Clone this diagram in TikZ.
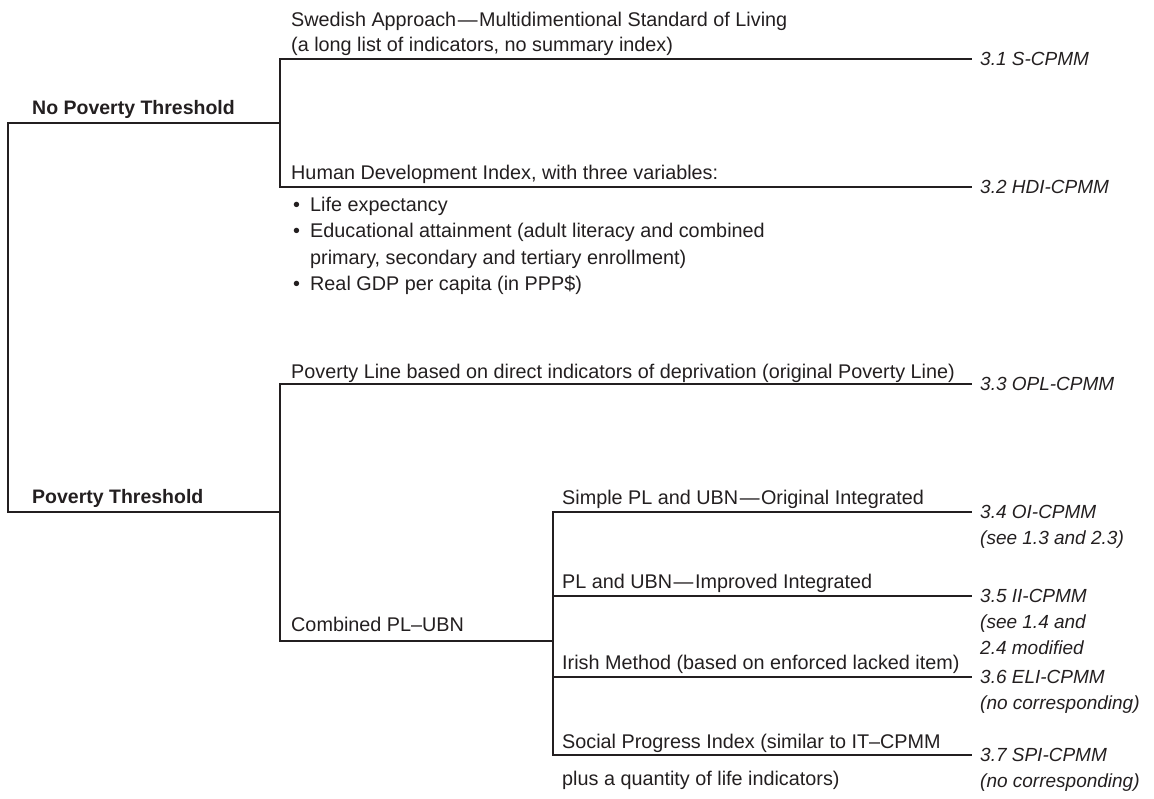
\documentclass[tikz,border=0pt]{standalone}
\usepackage{fontspec}
\setmainfont{Liberation Sans}
\definecolor{ink}{HTML}{231F20}
\newcommand{\mdash}{\kern1.5pt—\kern1.5pt}
\begin{document}
\begin{tikzpicture}[x=1pt,y=-1pt,
  txt/.style={anchor=base west, inner sep=0pt, font=\fontsize{19.8}{26}\selectfont, text=ink},
  hd/.style={txt, font=\fontsize{19.5}{26}\selectfont\bfseries},
  lbl/.style={anchor=west, inner xsep=9pt, inner ysep=0pt, font=\fontsize{19}{26}\selectfont\itshape, text=ink},
  lblx/.style={lbl, anchor=base west},
  tree/.style={draw=ink, line width=1.3pt, line cap=rect}]
\useasboundingbox (0,0) rectangle (1154,798);

% junction coordinates
\coordinate (rT) at (8,123);
\coordinate (rB) at (8,512);
\coordinate (aT) at (280,59);
\coordinate (aM) at (280,123);
\coordinate (aB) at (280,187);
\coordinate (bT) at (280,384);
\coordinate (bM) at (280,512);
\coordinate (bB) at (280,641);
\coordinate (cT) at (553,512);
\coordinate (c2) at (553,596);
\coordinate (cM) at (553,641);
\coordinate (c3) at (553,677);
\coordinate (cB) at (553,755);

% left headings
\node[hd] (hNo) at (32,114) {No Poverty Threshold};
\node[hd] (hPov) at (32,503) {Poverty Threshold};

% first group texts
\node[txt] (sw1) at (291,26) {Swedish Approach\mdash Multidimentional Standard of Living};
\node[txt] (sw2) at (291,51) {(a long list of indicators, no summary index)};
\node[txt] (hdi) at (291,179) {Human Development Index, with three variables:};
\node[txt] (bu1) at (293,211) {\makebox[17pt][l]{•}Life expectancy};
\node[txt] (bu2) at (293,237.5) {\makebox[17pt][l]{•}Educational attainment (adult literacy and combined};
\node[txt] (bu3) at (293,264) {\makebox[17pt][l]{}primary, secondary and tertiary enrollment)};
\node[txt] (bu4) at (293,290.5) {\makebox[17pt][l]{•}Real GDP per capita (in PPP\$)};

% second group texts
\node[txt] (opl) at (291,378) {Poverty Line based on direct indicators of deprivation (original Poverty Line)};
\node[txt] (comb) at (291,631) {Combined PL–UBN};
\node[txt] (sim) at (562,504) {Simple PL and UBN\mdash Original Integrated};
\node[txt] (imp) at (562,588) {PL and UBN\mdash Improved Integrated};
\node[txt] (iri) at (562,669) {Irish Method (based on enforced lacked item)};
\node[txt] (spi1) at (562,748) {Social Progress Index (similar to IT–CPMM};
\node[txt] (spi2) at (562,785) {plus a quantity of life indicators)};

% right labels
\node[lbl] (l31) at (971,59) {3.1 S-CPMM};
\node[lbl] (l32) at (971,187) {3.2 HDI-CPMM};
\node[lbl] (l33) at (971,384) {3.3 OPL-CPMM};
\node[lbl] (l34) at (971,512) {3.4 OI-CPMM};
\node[lblx] (l34b) at ([yshift=-26pt]l34.base west) {(see 1.3 and 2.3)};
\node[lbl] (l35) at (971,596) {3.5 II-CPMM};
\node[lblx] (l35b) at ([yshift=-26pt]l35.base west) {(see 1.4 and};
\node[lblx] (l35c) at ([yshift=-26pt]l35b.base west) {2.4 modified};
\node[lbl] (l36) at (971,677) {3.6 ELI-CPMM};
\node[lblx] (l36b) at ([yshift=-26pt]l36.base west) {(no corresponding)};
\node[lbl] (l37) at (971,755) {3.7 SPI-CPMM};
\node[lblx] (l37b) at ([yshift=-26pt]l37.base west) {(no corresponding)};

% tree connectors
\draw[tree] (aM) -- (rT) -- (rB) -- (bM);
\draw[tree] (l31.west) -- (aT) -- (aB) -- (l32.west);
\draw[tree] (l33.west) -- (bT) -- (bB) -- (cM);
\draw[tree] (l34.west) -- (cT) -- (cB) -- (l37.west);
\draw[tree] (c2) -- (l35.west);
\draw[tree] (c3) -- (l36.west);
\end{tikzpicture}
\end{document}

━━━━━━━━━━━━━━━━━━━━━━━━━━━━━━

EXERCISE DIRECTIONS
The data above needs to be retyped exactly, with the images left out.

OUTPUT FOR THIS EXERCISE
Clone this diagram in TikZ.
\documentclass[tikz,border=0pt]{standalone}
\usepackage{fontspec}
\setmainfont{Liberation Sans}
\definecolor{ink}{HTML}{231F20}
\newcommand{\mdash}{\kern1.5pt—\kern1.5pt}
\begin{document}
\begin{tikzpicture}[x=1pt,y=-1pt,
  txt/.style={anchor=base west, inner sep=0pt, font=\fontsize{19.8}{26}\selectfont, text=ink},
  hd/.style={txt, font=\fontsize{19.5}{26}\selectfont\bfseries},
  lbl/.style={anchor=west, inner xsep=9pt, inner ysep=0pt, font=\fontsize{19}{26}\selectfont\itshape, text=ink},
  lblx/.style={lbl, anchor=base west},
  tree/.style={draw=ink, line width=1.3pt, line cap=rect}]
\useasboundingbox (0,0) rectangle (1154,798);

% junction coordinates
\coordinate (rT) at (8,123);
\coordinate (rB) at (8,512);
\coordinate (aT) at (280,59);
\coordinate (aM) at (280,123);
\coordinate (aB) at (280,187);
\coordinate (bT) at (280,384);
\coordinate (bM) at (280,512);
\coordinate (bB) at (280,641);
\coordinate (cT) at (553,512);
\coordinate (c2) at (553,596);
\coordinate (cM) at (553,641);
\coordinate (c3) at (553,677);
\coordinate (cB) at (553,755);

% left headings
\node[hd] (hNo) at (32,114) {No Poverty Threshold};
\node[hd] (hPov) at (32,503) {Poverty Threshold};

% first group texts
\node[txt] (sw1) at (291,26) {Swedish Approach\mdash Multidimentional Standard of Living};
\node[txt] (sw2) at (291,51) {(a long list of indicators, no summary index)};
\node[txt] (hdi) at (291,179) {Human Development Index, with three variables:};
\node[txt] (bu1) at (293,211) {\makebox[17pt][l]{•}Life expectancy};
\node[txt] (bu2) at (293,237.5) {\makebox[17pt][l]{•}Educational attainment (adult literacy and combined};
\node[txt] (bu3) at (293,264) {\makebox[17pt][l]{}primary, secondary and tertiary enrollment)};
\node[txt] (bu4) at (293,290.5) {\makebox[17pt][l]{•}Real GDP per capita (in PPP\$)};

% second group texts
\node[txt] (opl) at (291,378) {Poverty Line based on direct indicators of deprivation (original Poverty Line)};
\node[txt] (comb) at (291,631) {Combined PL–UBN};
\node[txt] (sim) at (562,504) {Simple PL and UBN\mdash Original Integrated};
\node[txt] (imp) at (562,588) {PL and UBN\mdash Improved Integrated};
\node[txt] (iri) at (562,669) {Irish Method (based on enforced lacked item)};
\node[txt] (spi1) at (562,748) {Social Progress Index (similar to IT–CPMM};
\node[txt] (spi2) at (562,785) {plus a quantity of life indicators)};

% right labels
\node[lbl] (l31) at (971,59) {3.1 S-CPMM};
\node[lbl] (l32) at (971,187) {3.2 HDI-CPMM};
\node[lbl] (l33) at (971,384) {3.3 OPL-CPMM};
\node[lbl] (l34) at (971,512) {3.4 OI-CPMM};
\node[lblx] (l34b) at ([yshift=-26pt]l34.base west) {(see 1.3 and 2.3)};
\node[lbl] (l35) at (971,596) {3.5 II-CPMM};
\node[lblx] (l35b) at ([yshift=-26pt]l35.base west) {(see 1.4 and};
\node[lblx] (l35c) at ([yshift=-26pt]l35b.base west) {2.4 modified};
\node[lbl] (l36) at (971,677) {3.6 ELI-CPMM};
\node[lblx] (l36b) at ([yshift=-26pt]l36.base west) {(no corresponding)};
\node[lbl] (l37) at (971,755) {3.7 SPI-CPMM};
\node[lblx] (l37b) at ([yshift=-26pt]l37.base west) {(no corresponding)};

% tree connectors
\draw[tree] (aM) -- (rT) -- (rB) -- (bM);
\draw[tree] (l31.west) -- (aT) -- (aB) -- (l32.west);
\draw[tree] (l33.west) -- (bT) -- (bB) -- (cM);
\draw[tree] (l34.west) -- (cT) -- (cB) -- (l37.west);
\draw[tree] (c2) -- (l35.west);
\draw[tree] (c3) -- (l36.west);
\end{tikzpicture}
\end{document}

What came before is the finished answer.